The Battery Recycling industry is experiencing explosive growth, and for good reason. According to Fastmarkets.com, The volume of battery materials available for recycling worldwide is forecast to increase seven-fold between 2020 and 2030, to reach 1.4 million tons. By 2040, more than seven million tons are expected to be available. Only a fraction of that recycling capacity currently exists.
Within the sector new battery technologies constantly emerge, often with unique recycling requirements. New processing technologies constantly emerge; Black Mass used to be processed this way but now there is a better way.
Add to this exciting new initiatives such as a battery ‘Passport’ to track batteries from the raw materials at the mine, to processing, to manufacturing, through useful lfe, to demanufacturing back to raw materials and then back into new batteries. This is but a single example among hundreds of new ideas being discussed.

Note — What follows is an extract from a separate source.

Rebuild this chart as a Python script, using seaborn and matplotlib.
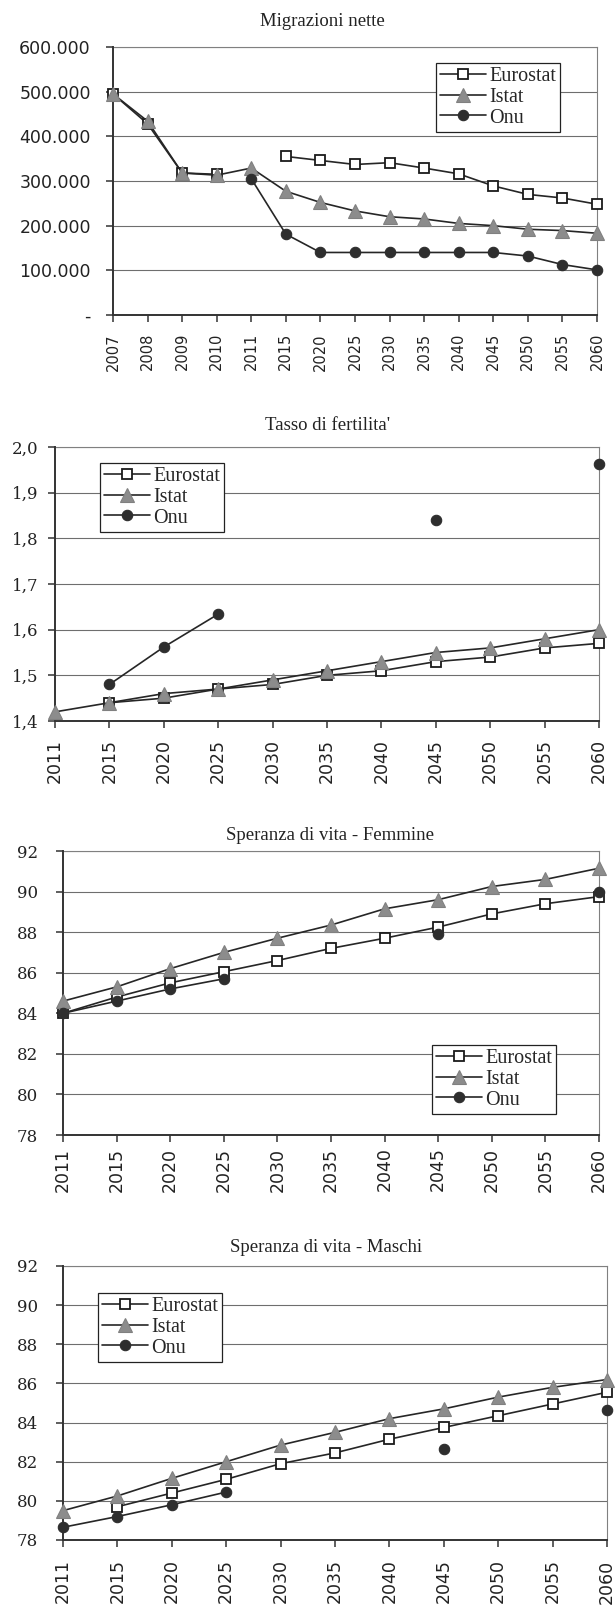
import numpy as np
import seaborn as sns
import matplotlib
matplotlib.use("Agg")
from matplotlib import pyplot as plt
from matplotlib.lines import Line2D
from matplotlib.ticker import FuncFormatter

sns.set_style("white")
plt.rcParams["font.family"] = ["DejaVu Sans"]

nan = np.nan

# --- data ---
mig_years = ["2007", "2008", "2009", "2010", "2011", "2015", "2020", "2025",
             "2030", "2035", "2040", "2045", "2050", "2055", "2060"]
mig_eurostat = [495000, 428000, 318000, 315000, nan, 355000, 346000, 337000,
                341000, 329000, 316000, 289000, 270000, 262000, 248000]
mig_istat = [495000, 434000, 318000, 313000, 329000, 277000, 252000, 233000,
             220000, 215000, 205000, 200000, 192000, 189000, 183000]
mig_onu = [nan, nan, nan, nan, 305000, 181000, 140000, 140000,
           140000, 140000, 140000, 140000, 132000, 113000, 101000]

proj_years = ["2011", "2015", "2020", "2025", "2030", "2035", "2040",
              "2045", "2050", "2055", "2060"]

fert_eurostat = [nan, 1.44, 1.45, 1.47, 1.48, 1.50, 1.51, 1.53, 1.54, 1.56, 1.57]
fert_istat = [1.42, 1.44, 1.46, 1.47, 1.49, 1.51, 1.53, 1.55, 1.56, 1.58, 1.60]
fert_onu = [nan, 1.48, 1.562, 1.634, nan, nan, nan, 1.84, nan, nan, 1.962]

fem_eurostat = [84.0, 84.8, 85.5, 86.05, 86.6, 87.2, 87.7, 88.25, 88.9, 89.4, 89.75]
fem_istat = [84.6, 85.3, 86.2, 87.0, 87.7, 88.35, 89.15, 89.6, 90.25, 90.6, 91.15]
fem_onu = [84.0, 84.6, 85.2, 85.7, nan, nan, nan, 87.9, nan, nan, 89.97]

mas_eurostat = [nan, 79.7, 80.4, 81.1, 81.9, 82.45, 83.15, 83.75, 84.35, 84.95, 85.55]
mas_istat = [79.5, 80.25, 81.15, 82.0, 82.85, 83.5, 84.2, 84.7, 85.3, 85.8, 86.2]
mas_onu = [78.65, 79.2, 79.8, 80.45, nan, nan, nan, 82.65, nan, nan, 84.65]

series_names = ["Eurostat", "Istat", "Onu"]

FW, FH = 616, 1612
fig = plt.figure(figsize=(FW / 100, FH / 100), dpi=100)

LINE = "#262626"
styles = {
    "Eurostat": dict(marker="s", markersize=7.5, markerfacecolor="white",
                     markeredgecolor="#1a1a1a", markeredgewidth=1.3),
    "Istat": dict(marker="^", markersize=9.5, markerfacecolor="#8c8c8c",
                  markeredgecolor="#808080", markeredgewidth=0.8),
    "Onu": dict(marker="o", markersize=7.5, markerfacecolor="#2e2e2e",
                markeredgecolor="#2e2e2e", markeredgewidth=0.8),
}


def add_ax(left, right, top, bottom):
    return fig.add_axes([left / FW, 1 - bottom / FH,
                         (right - left) / FW, (bottom - top) / FH])


def draw_series(ax, vals, name, z):
    # split on gaps so missing years are not joined
    idx = []
    for i, v in enumerate(vals):
        if np.isnan(v):
            if idx:
                sns.lineplot(x=idx, y=[vals[j] for j in idx], ax=ax, color=LINE,
                             linewidth=1.2, clip_on=False, zorder=z, **styles[name])
            idx = []
        else:
            idx.append(i)
    if idx:
        sns.lineplot(x=idx, y=[vals[j] for j in idx], ax=ax, color=LINE,
                     linewidth=1.2, clip_on=False, zorder=z, **styles[name])


def style_ax(ax, years, ymin, ymax, step, fmt, yfont, ysize, ypad, xsize, xpad):
    ax.set_xlim(0, len(years) - 1)
    ax.set_ylim(ymin, ymax)
    ax.set_xticks(range(len(years)))
    ax.set_xticklabels(years, rotation=90, fontsize=xsize, family="DejaVu Sans",
                       color="#222222")
    ax.set_yticks(np.arange(ymin, ymax + step / 2, step))
    ax.yaxis.set_major_formatter(FuncFormatter(fmt))
    for lab in ax.get_yticklabels():
        lab.set_family(yfont)
        lab.set_fontsize(ysize)
        lab.set_color("#222222")
    ax.tick_params(axis="y", direction="out", length=5, width=1.1, color="#333333",
                   pad=ypad, left=True)
    ax.tick_params(axis="x", direction="out", length=5, width=1.1, color="#333333",
                   pad=xpad, bottom=True)
    ax.grid(axis="y", color="#6e6e6e", linewidth=0.8)
    ax.grid(axis="x", visible=False)
    ax.set_axisbelow(True)
    for s in ["left", "bottom"]:
        ax.spines[s].set_color("#333333")
        ax.spines[s].set_linewidth(1.4)
        ax.spines[s].set_zorder(3)
    for s in ["top", "right"]:
        ax.spines[s].set_color("#808080")
        ax.spines[s].set_linewidth(0.8)
    ax.set_xlabel("")
    ax.set_ylabel("")


def add_legend(ax, x, y):
    handles = [Line2D([0], [0], color=LINE, linewidth=1.2, **styles[n]) for n in series_names]
    leg = ax.legend(handles, series_names, loc="upper left",
                    bbox_to_anchor=(x / FW, 1 - y / FH), bbox_transform=fig.transFigure,
                    borderaxespad=0, frameon=True, fancybox=False, framealpha=1,
                    edgecolor="#222222", prop={"family": "Liberation Serif", "size": 14.5},
                    handlelength=2.3, handletextpad=0.15, labelspacing=0.08,
                    borderpad=0.2, numpoints=1)
    leg.get_frame().set_linewidth(0.9)
    leg.set_zorder(10)


def title(text, x, y):
    fig.text(x / FW, 1 - y / FH, text, ha="center", va="center",
             family="Liberation Serif", fontsize=13.5, color="#222222")


def mig_fmt(v, pos):
    if v == 0:
        return "-"
    return f"{int(round(v)):,}".replace(",", ".")


def comma_fmt(v, pos):
    return f"{v:.1f}".replace(".", ",")


def int_fmt(v, pos):
    return f"{int(round(v))}"


# 1) Migrazioni nette
ax1 = add_ax(113, 597, 47, 315)
for n, vals, z in zip(series_names, [mig_eurostat, mig_istat, mig_onu], [4, 5, 6]):
    draw_series(ax1, vals, n, z)
style_ax(ax1, mig_years, 0, 600000, 100000, mig_fmt, "DejaVu Sans", 12.5, 11, 10.5, 8)
add_legend(ax1, 436, 63)
title("Migrazioni nette", 322, 21)

# 2) Tasso di fertilita'
ax2 = add_ax(55, 599, 447, 721)
for n, vals, z in zip(series_names, [fert_eurostat, fert_istat, fert_onu], [4, 5, 6]):
    draw_series(ax2, vals, n, z)
style_ax(ax2, proj_years, 1.4, 2.0, 0.1, comma_fmt, "DejaVu Serif", 12, 7, 12.5, 8)
add_legend(ax2, 100, 463)
title("Tasso di fertilita'", 328, 425)

# 3) Speranza di vita - Femmine
ax3 = add_ax(63, 599, 851, 1135)
for n, vals, z in zip(series_names, [fem_eurostat, fem_istat, fem_onu], [4, 5, 6]):
    draw_series(ax3, vals, n, z)
style_ax(ax3, proj_years, 78, 92, 2, int_fmt, "DejaVu Serif", 12, 13, 12.5, 4)
add_legend(ax3, 432, 1045)
title("Speranza di vita - Femmine", 330, 835)

# 4) Speranza di vita - Maschi
ax4 = add_ax(63, 607, 1266, 1540)
for n, vals, z in zip(series_names, [mas_eurostat, mas_istat, mas_onu], [4, 5, 6]):
    draw_series(ax4, vals, n, z)
style_ax(ax4, proj_years, 78, 92, 2, int_fmt, "DejaVu Serif", 12, 13, 12.5, 9)
add_legend(ax4, 98, 1293)
title("Speranza di vita - Maschi", 326, 1247)

fig.savefig("out.png", dpi=100)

So, if you want to track every single element of all this, in real time, everywhere, you are going to need a very capable software suite. Well, the Recyclesoft suite is exactly that and it is ready now.
The core product, ROMS (Recycling Operations Management System) was originally designed around the needs of the E-waste and ITAD verticals. These needs can be extremely complex. ROMS has been two and a half decades in development over many re-writes and it will support any level of complexity you may require. However, we have added many, many features especially designed for the battery recycling community. I’ll explain three examples of this.

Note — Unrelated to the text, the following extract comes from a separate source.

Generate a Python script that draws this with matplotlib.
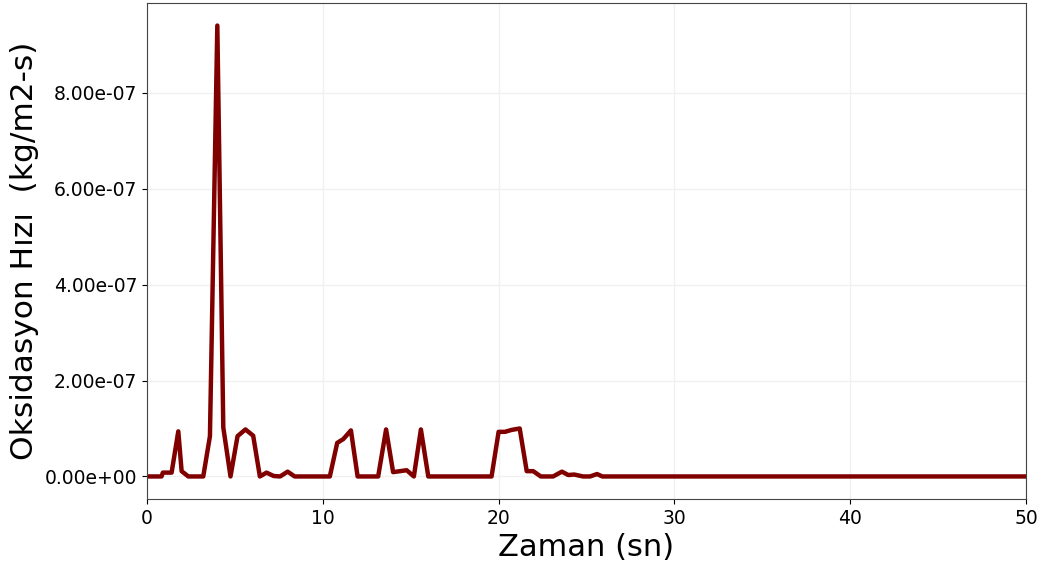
import numpy as np
import matplotlib.pyplot as plt
from matplotlib.ticker import FormatStrFormatter

# oxidation rate vs time
zaman = [0.0, 0.83, 0.9, 1.4, 1.78, 1.97, 2.35, 3.2, 3.58, 4.0, 4.34, 4.75,
         5.15, 5.6, 6.04, 6.42, 6.8, 7.2, 7.57, 8.0, 8.4, 10.4, 10.82, 11.17,
         11.6, 11.98, 13.15, 13.6, 14.0, 14.77, 15.18, 15.58, 16.0, 19.6,
         20.0, 20.36, 20.74, 21.2, 21.6, 21.97, 22.4, 23.1, 23.6, 23.96,
         24.3, 24.8, 25.2, 25.6, 25.9, 50.0]
hiz = [0.0, 0.0, 0.08, 0.08, 0.94, 0.11, 0.0, 0.0, 0.84, 9.4, 1.02, 0.0,
       0.84, 0.98, 0.85, 0.0, 0.08, 0.01, 0.0, 0.1, 0.0, 0.0, 0.7, 0.78,
       0.96, 0.0, 0.0, 0.98, 0.09, 0.13, 0.0, 0.98, 0.0, 0.0,
       0.93, 0.93, 0.97, 1.0, 0.11, 0.11, 0.0, 0.0, 0.1, 0.03,
       0.04, 0.0, 0.0, 0.05, 0.0, 0.0]
hiz = np.array(hiz) * 1e-7

fig = plt.figure(figsize=(10.45, 5.69), dpi=100)
ax = fig.add_axes([147 / 1045, 1 - 499 / 569, 879 / 1045, 496 / 569])

ax.plot(zaman, hiz, color='#800000', linewidth=3.2)
ax.set_xlim(0, 50)
ax.grid(True, color='#f0f0f0', linewidth=1)
ax.set_axisbelow(True)
ax.yaxis.set_major_formatter(FormatStrFormatter('%.2e'))
ax.tick_params(labelsize=13.5, colors='black')
for s in ax.spines.values():
    s.set_color('#444444')
ax.set_xlabel('Zaman (sn)', fontsize=22)
ax.set_ylabel('Oksidasyon Hızı  (kg/m2-s)', fontsize=22.5)

fig.savefig('out.png', dpi=100)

Every transaction in ROMS is blockchain verified. So, anything that changes in the database is recorded in the blockchain. this is an essential feature should you truly need to track everything – and report it, as in a passport.
Batteries contain many complex materials (as well as not so complex, steel, for example). Those eventual complex materials may be the product of other secondary complex materials. These secondary materials may have been manufactured from raw materials of from other complex materials. Any given process will likely include a waste element plus other inputs such as water or solvents. This entire chain is modeled within ROMS. Not only this but should assay verification be required at any step, this is fully supported too.
The final example is our new Process Definition module. Any given manufacturing process has three sets of properties. Inputs (including power), outputs (including waste) and then there is the process itself; cost per unit of measure, time per unit of measure, equipment used etc. Any given process may be part of a chain of processes each with their own properties. These are also modeled within ROMS. So, at the top level process we might have ‘XYZ Lithium Ion Battery Manufacture’. Here, on the input side you have raw materials of whatever form, on the output side you (eventually) have batteries. Contained within that top level process you may have hundreds of smaller processes, some in tandem, some sequential, all with their inputs and outputs clearly defined. In between ROMS provides a complete monitoring of everything from A to Z.